6 de abril de 2014

CIDADE EM PLANO


De entrada nomas, el shock: Cuatro cuerpos “q'aras” (desnudos) - dos hombres y dos mujeres - tirados sobre el piso, al pie de una larga foto de una ciudad. ¡Cuándo se ha visto algo así en La Paz!, en nuestra "culta" ciudad.

De pronto, sobre un fondo de una música intensa - inicialmente casi puro ritmo hasta llegar, casi al final, a puro ruido industrial - se desarrolla la obra en tres partes: I. Ellos y ellas fuera de la ciudad; posición horizontal, deseando introducirse. II. De pie, sufriendo por ya haber ingresado y III. Viviendo, adaptándose; muriendo de a poco.


I. En la primera parte, los cuatro jóvenes buscan afanadamente la manera de ser parte del objeto amado: La ciudad. Para ello imitan con sus cuerpos, el perfil de sus edificios y, ante su fracaso, recurren a golpearla con sus cuerpos para entrar a como de lugar. ¡Qué manera de desear ser parte de ella!

A esta altura del partido, el morbo inicial ha dado lugar a un arrobamiento, ante la excelsitud de la figura humana. ¿Cuándo se nos dio la oportunidad de admirar la capacidad de un esternocleidomastoideo o de un gran sartorio? Tampoco, nunca habíamos visto un espectáculo de vergas y tetas moviéndose al ritmo de la música.


II. La segunda parte, se resume en una palabra: El precio. Ya dentro de la ciudad, empieza, para los cuatro, una especie de tortura auto infligida, ante las violentas reglas de juego que la sociedad (y el estado), les exigen. Los personajes no dudan en pagar su cuota y pasan a cubrir partes del cuerpo con unas tarjetas que tenían algo inscrito, pero vaya uno a saber qué. Gracias a las mismas, por ejemplo, la hembra humana pasa a ser mujer y el macho humano a hombre, es decir se auto condenan a socializarse, a usar carnet de identidad, a guardar las formalidades y sobre todo a no mostrar el sexo públicamente. ¡Cómo sufren los personajes! Pero también, qué alegría invade el alma de los espectadores, cuando ellos se libran de dichos los elementos de tortura. 



III. Al final, cada uno de los cuatro acepta su identidad social y empiezan a participar de la sociedad, dando por inaugurada la tercera parte. En ésta, el trabajo y el ritmo diarios de la vida en la ciudad y en la industria, otorgan al trabajo en escena una nueva fluidez. Los actores utilizan las tarjetas para cubrir pies, rodillas, pecho o cabeza, con los que ejecutan una especie de vigorosos solos de cuerpo (como los del jazz), o de dúos, pero no en pareja.

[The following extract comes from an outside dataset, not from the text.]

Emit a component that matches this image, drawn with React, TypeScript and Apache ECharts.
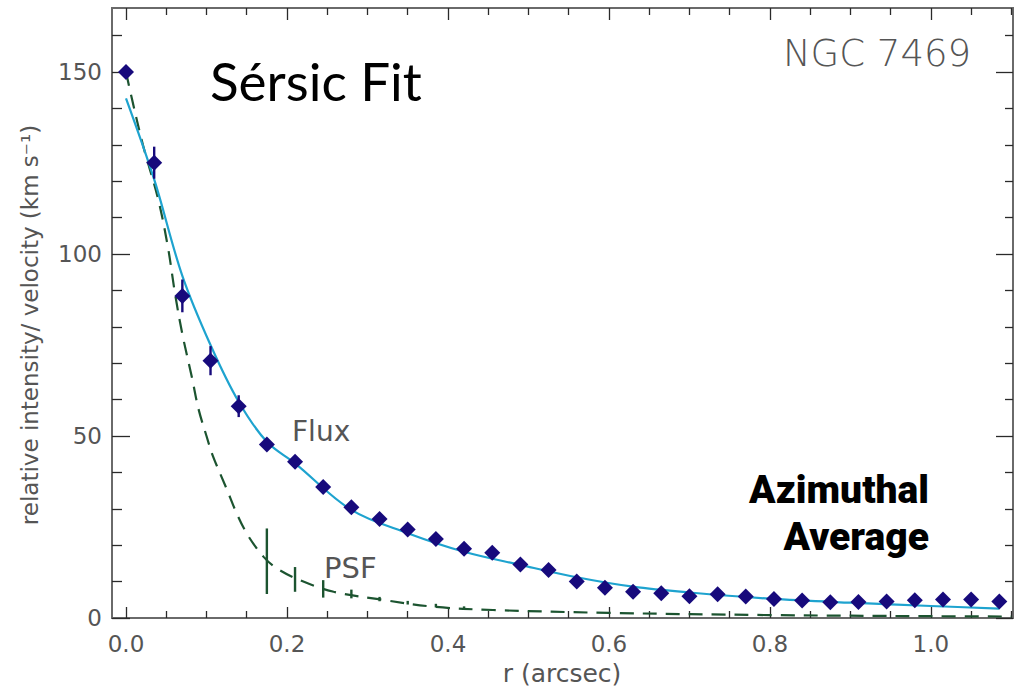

Por su lado el público aprende lo que es canela, al deleitarse con sus bellísimos cuerpos. Al final, la dureza de las reglas sociales cambian la personalidad de los personajes. El extremo llega cuando uno de ellos es vestido como si se tratase de la reina del carnaval, incluidos unos altos  zapatos de tacón.



Al salir del teatro, rosado de emoción, vi a dos niños caminando por la calle, agarrados de los flecos de la manta de su mamá. Más allá dos muchachas que, para expresarse su amistad, iban tomadas de la mano y riendo. ¡Y esto no estuvo en el espectáculo! 
Por eso me atrevo a decir lo siguiente. Gracias al espectáculo, comprendimos nuevamente la vieja verdad: El precio que debemos pagar para poder pertenecer a la ciudad y la sociedad, es entregarle nuestra libertad. ¡Está bien! Pero si en algunas partes del mundo, la ley central es el individualismo, acá en La Paz no lo es tanto: Hay una otra parte pluricultural, no mestiza. Desde este punto de vista, la obra refleja sólo la primera posibilidad, pues los personajes ni siquiera se tocaron la punta de la nariz. Creo que hemos asistido a una versión sincera y fresca del Emilio o a una nueva adaptación de Sartre pero, fundamentalmente, a comprender cuán paceños somos en La Paz.